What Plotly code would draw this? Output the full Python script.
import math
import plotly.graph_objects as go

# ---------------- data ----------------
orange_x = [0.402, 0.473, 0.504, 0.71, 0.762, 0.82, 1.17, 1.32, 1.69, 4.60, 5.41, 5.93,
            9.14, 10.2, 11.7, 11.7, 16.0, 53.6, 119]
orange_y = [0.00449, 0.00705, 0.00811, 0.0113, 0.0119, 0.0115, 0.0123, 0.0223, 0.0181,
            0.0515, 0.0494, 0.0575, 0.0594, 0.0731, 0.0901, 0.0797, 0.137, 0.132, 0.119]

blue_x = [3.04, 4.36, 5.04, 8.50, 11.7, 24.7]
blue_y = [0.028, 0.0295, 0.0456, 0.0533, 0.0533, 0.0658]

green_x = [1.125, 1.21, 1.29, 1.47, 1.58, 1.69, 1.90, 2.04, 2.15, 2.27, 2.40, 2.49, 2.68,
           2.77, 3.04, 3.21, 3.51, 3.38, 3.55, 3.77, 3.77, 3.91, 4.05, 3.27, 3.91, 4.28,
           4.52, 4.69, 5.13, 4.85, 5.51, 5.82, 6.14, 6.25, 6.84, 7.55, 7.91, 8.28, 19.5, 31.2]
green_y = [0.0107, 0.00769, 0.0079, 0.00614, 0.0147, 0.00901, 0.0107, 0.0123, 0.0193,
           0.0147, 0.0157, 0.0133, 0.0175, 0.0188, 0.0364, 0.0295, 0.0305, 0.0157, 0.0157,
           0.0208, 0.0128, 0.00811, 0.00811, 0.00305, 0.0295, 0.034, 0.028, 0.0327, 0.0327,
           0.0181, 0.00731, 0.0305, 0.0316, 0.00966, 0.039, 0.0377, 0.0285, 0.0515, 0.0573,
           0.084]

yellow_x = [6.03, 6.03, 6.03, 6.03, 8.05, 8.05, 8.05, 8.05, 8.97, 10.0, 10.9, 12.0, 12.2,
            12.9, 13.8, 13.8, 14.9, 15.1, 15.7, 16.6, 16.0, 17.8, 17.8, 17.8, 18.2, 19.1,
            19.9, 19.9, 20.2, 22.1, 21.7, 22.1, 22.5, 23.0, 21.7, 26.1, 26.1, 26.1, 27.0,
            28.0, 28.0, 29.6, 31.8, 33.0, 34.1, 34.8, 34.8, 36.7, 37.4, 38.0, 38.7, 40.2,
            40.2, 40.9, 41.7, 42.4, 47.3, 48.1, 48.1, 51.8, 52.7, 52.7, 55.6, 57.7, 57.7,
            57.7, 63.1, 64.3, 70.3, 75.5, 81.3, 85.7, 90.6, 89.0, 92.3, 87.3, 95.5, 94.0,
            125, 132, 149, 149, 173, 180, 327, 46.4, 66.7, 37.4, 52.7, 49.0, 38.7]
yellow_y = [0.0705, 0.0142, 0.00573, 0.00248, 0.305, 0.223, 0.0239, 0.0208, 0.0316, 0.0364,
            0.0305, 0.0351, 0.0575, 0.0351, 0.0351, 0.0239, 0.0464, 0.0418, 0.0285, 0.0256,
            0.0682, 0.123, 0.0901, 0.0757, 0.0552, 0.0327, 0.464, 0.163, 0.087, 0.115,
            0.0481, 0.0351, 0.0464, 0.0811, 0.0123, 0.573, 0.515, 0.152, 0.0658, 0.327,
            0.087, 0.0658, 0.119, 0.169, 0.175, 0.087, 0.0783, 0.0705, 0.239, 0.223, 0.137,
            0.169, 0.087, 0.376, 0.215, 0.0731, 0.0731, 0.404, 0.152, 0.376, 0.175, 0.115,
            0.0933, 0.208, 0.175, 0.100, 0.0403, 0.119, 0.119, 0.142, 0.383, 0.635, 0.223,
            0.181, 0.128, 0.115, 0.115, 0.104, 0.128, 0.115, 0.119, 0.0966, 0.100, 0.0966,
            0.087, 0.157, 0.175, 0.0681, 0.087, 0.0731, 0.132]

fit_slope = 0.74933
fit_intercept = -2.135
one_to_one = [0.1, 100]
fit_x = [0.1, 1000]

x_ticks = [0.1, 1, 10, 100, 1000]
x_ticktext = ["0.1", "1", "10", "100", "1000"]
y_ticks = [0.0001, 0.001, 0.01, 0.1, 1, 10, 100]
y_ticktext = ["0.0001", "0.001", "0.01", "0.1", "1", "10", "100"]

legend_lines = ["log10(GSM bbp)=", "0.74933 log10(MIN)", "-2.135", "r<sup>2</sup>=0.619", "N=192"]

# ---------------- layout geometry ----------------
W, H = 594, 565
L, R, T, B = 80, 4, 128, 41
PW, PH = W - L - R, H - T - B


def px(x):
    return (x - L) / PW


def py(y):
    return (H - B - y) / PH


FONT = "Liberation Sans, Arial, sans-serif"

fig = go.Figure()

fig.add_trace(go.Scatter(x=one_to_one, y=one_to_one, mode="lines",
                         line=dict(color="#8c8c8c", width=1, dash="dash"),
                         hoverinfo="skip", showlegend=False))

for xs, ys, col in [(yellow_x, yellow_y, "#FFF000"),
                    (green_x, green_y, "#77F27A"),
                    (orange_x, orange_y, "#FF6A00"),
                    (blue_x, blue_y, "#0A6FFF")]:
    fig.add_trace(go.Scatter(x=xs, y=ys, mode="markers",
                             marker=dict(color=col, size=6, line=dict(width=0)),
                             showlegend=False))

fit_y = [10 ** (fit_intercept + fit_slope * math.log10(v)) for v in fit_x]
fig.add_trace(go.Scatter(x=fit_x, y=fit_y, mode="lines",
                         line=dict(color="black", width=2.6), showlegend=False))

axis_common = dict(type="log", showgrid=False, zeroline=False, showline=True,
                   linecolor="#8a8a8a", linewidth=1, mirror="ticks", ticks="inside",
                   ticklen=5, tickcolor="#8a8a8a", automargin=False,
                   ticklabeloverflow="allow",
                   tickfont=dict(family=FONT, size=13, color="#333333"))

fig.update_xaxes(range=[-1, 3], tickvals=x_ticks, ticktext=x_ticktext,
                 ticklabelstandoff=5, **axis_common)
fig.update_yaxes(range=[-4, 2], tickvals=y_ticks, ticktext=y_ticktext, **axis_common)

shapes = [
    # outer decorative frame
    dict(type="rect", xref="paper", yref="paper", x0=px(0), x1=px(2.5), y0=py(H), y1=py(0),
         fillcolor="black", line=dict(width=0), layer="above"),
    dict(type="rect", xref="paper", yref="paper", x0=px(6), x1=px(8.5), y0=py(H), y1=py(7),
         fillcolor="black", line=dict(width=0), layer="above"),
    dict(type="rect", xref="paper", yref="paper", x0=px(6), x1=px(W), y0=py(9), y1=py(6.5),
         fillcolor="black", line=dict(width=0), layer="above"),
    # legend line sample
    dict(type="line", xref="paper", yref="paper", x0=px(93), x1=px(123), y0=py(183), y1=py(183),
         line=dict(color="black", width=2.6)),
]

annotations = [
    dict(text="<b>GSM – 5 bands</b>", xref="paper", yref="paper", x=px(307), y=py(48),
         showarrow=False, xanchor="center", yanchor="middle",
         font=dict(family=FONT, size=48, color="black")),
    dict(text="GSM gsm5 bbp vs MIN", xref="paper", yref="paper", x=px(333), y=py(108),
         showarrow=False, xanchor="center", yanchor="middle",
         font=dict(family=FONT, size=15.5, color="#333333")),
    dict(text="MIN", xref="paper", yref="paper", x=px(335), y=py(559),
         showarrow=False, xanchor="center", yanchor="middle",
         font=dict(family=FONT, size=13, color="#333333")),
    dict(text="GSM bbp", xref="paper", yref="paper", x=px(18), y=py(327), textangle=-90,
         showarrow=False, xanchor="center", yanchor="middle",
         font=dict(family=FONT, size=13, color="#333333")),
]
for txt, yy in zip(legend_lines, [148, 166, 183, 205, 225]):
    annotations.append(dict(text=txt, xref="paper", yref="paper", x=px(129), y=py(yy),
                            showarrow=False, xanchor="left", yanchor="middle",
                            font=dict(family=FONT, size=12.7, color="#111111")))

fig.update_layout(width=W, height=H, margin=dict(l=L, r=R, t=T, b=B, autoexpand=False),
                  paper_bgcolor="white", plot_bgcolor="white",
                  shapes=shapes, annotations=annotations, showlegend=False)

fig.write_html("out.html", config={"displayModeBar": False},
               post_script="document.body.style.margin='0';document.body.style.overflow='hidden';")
++++++
▶ YOUR GOAL
Set down each line of the material verbatim, from the first line through the line that contains "blue_y = [0.028, 0.0295, 0.0456, 0.0533, 0.0533, 0.0658]".

▶ RESULT OF THE EXERCISE
What Plotly code would draw this? Output the full Python script.
import math
import plotly.graph_objects as go

# ---------------- data ----------------
orange_x = [0.402, 0.473, 0.504, 0.71, 0.762, 0.82, 1.17, 1.32, 1.69, 4.60, 5.41, 5.93,
            9.14, 10.2, 11.7, 11.7, 16.0, 53.6, 119]
orange_y = [0.00449, 0.00705, 0.00811, 0.0113, 0.0119, 0.0115, 0.0123, 0.0223, 0.0181,
            0.0515, 0.0494, 0.0575, 0.0594, 0.0731, 0.0901, 0.0797, 0.137, 0.132, 0.119]

blue_x = [3.04, 4.36, 5.04, 8.50, 11.7, 24.7]
blue_y = [0.028, 0.0295, 0.0456, 0.0533, 0.0533, 0.0658]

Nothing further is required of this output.